As the TMJs are modeled as two point-contact HKPs in the proposed robot, the occlusal force generated has more realistic implication. The experiments of chewing simulated food with different thicknesses are carried out to evaluate the occlusal force and the TMJ force. The occlusal force increases with the thicknesses of simulated food, and the corresponding TMJ force also increases, but at a slower rate. From a biomechanical point of view, the experiment also illustrates that the existence of TMJ in human redundantly actuated masticatory system ensures more efficient transmission and transformation from muscle force to occlusal force.

Ongoing research on the robot prototype involves a wear-resistant test of the alloy ceramic crown, which evaluates the wear condition of the occlusal surfaces of the crowns.

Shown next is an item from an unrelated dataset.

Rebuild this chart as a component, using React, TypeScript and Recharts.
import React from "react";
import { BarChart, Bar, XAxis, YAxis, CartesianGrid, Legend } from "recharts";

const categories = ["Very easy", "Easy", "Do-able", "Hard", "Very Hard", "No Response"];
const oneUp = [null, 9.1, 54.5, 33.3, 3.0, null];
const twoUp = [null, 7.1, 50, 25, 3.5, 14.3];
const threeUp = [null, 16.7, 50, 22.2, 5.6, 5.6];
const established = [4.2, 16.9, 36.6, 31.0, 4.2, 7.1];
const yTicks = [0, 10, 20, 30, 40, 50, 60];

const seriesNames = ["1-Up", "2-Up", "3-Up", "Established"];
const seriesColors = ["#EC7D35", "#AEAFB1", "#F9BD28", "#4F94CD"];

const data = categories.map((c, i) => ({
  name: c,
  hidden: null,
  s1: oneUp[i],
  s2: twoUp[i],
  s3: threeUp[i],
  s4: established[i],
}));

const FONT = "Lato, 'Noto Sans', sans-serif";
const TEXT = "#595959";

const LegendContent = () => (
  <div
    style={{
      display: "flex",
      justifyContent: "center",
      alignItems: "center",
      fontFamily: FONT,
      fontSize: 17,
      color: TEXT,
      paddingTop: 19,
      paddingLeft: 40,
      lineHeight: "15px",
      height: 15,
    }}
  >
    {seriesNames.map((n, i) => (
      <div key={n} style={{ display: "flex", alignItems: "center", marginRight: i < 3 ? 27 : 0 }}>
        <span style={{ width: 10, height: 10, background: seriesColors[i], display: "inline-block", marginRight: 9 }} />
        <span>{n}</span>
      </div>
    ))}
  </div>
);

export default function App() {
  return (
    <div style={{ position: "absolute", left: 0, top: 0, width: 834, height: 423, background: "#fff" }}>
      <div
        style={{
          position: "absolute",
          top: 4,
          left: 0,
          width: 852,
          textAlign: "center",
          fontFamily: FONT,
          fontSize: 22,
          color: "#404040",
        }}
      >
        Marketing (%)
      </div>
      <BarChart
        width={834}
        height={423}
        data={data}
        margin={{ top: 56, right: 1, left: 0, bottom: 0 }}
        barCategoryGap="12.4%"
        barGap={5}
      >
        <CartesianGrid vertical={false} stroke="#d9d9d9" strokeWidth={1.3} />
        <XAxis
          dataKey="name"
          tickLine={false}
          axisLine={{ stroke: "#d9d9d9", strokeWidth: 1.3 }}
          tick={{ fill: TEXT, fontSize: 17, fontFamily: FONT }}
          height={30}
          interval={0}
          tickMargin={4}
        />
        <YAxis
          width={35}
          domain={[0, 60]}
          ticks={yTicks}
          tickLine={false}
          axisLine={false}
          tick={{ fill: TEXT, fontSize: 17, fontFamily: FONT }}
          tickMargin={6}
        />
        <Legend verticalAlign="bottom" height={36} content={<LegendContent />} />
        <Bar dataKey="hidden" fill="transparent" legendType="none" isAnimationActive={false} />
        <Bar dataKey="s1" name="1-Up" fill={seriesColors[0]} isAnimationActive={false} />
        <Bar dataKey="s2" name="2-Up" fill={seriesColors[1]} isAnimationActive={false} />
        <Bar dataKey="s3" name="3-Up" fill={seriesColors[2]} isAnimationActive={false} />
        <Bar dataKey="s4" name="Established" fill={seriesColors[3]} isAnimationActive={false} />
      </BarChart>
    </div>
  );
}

Future work may focus on developing a new generation of chewing robot. As in the current version, rigid linkages and rigid contacts are used to mimic the muscles and TMJs, respectively, the chewing force and TMJ force generated by the chewing robot are still not completely coincident with human masticatory system. Emphasis in future studies will involve adopting parallel flexible drive system considering the muscle elasticity, and designing soft TMJ structure considering the disc and ligament in the chewing robot.